Mas, sob o dogma de “obedecer à lei de Deus e não à dos homens”, Sousa Mendes deu apenas ouvidos aos seus sentimentos e desatou a passar milhares de vistos indiscriminadamente tendo chegado, até, a falsificar passaportes.
Após ter tomado conhecimento do que se passava, o Ministério dos Negócios Estrangeiros emitiu uma nota de culpa em que, entre outras acusações constavam as de desobediência e falsificação de documentos. Podemos não dar grande relevo à desobediência mas, a verdade é que na situação de guerra em que se vivia, o comportamento de Aristides de Sousa Mendes, pôs em perigo a neutralidade portuguesa com a consequente anexação de Portugal pela Espanha. A quem se interesse pela vida e acção do cônsul português, recomendo a leitura na “Wikipedia” o artigo dedicado a Aristides de Sousa Mendes.

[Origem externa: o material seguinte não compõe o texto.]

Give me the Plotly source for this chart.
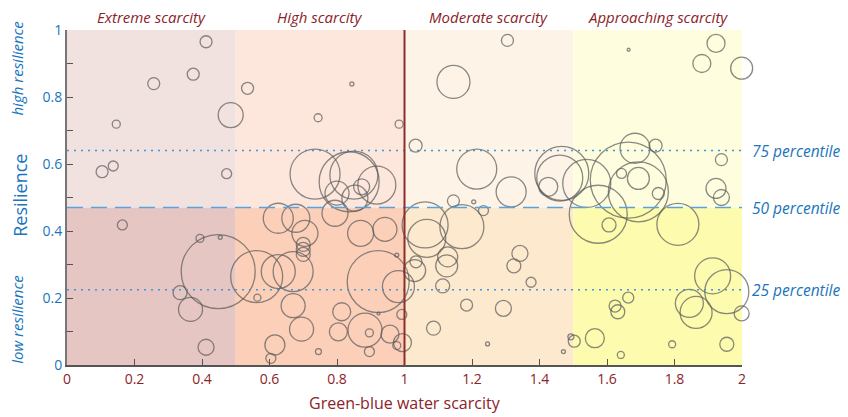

E fico por aqui. Por tudo o que fez por Portugal, que só a sua teimosia (ou amor por um Portugal uno e indivisível) em manter uma guerra em parte apagou a sua obra, Salazar deve ser considerado como um dos MAIORES PORTUGUESES e um dos maiores estadistas do século XX. O mesmo já não direi do seu sucessor, Marcello Caetano, o “cínico”. Mas isso fica para depois.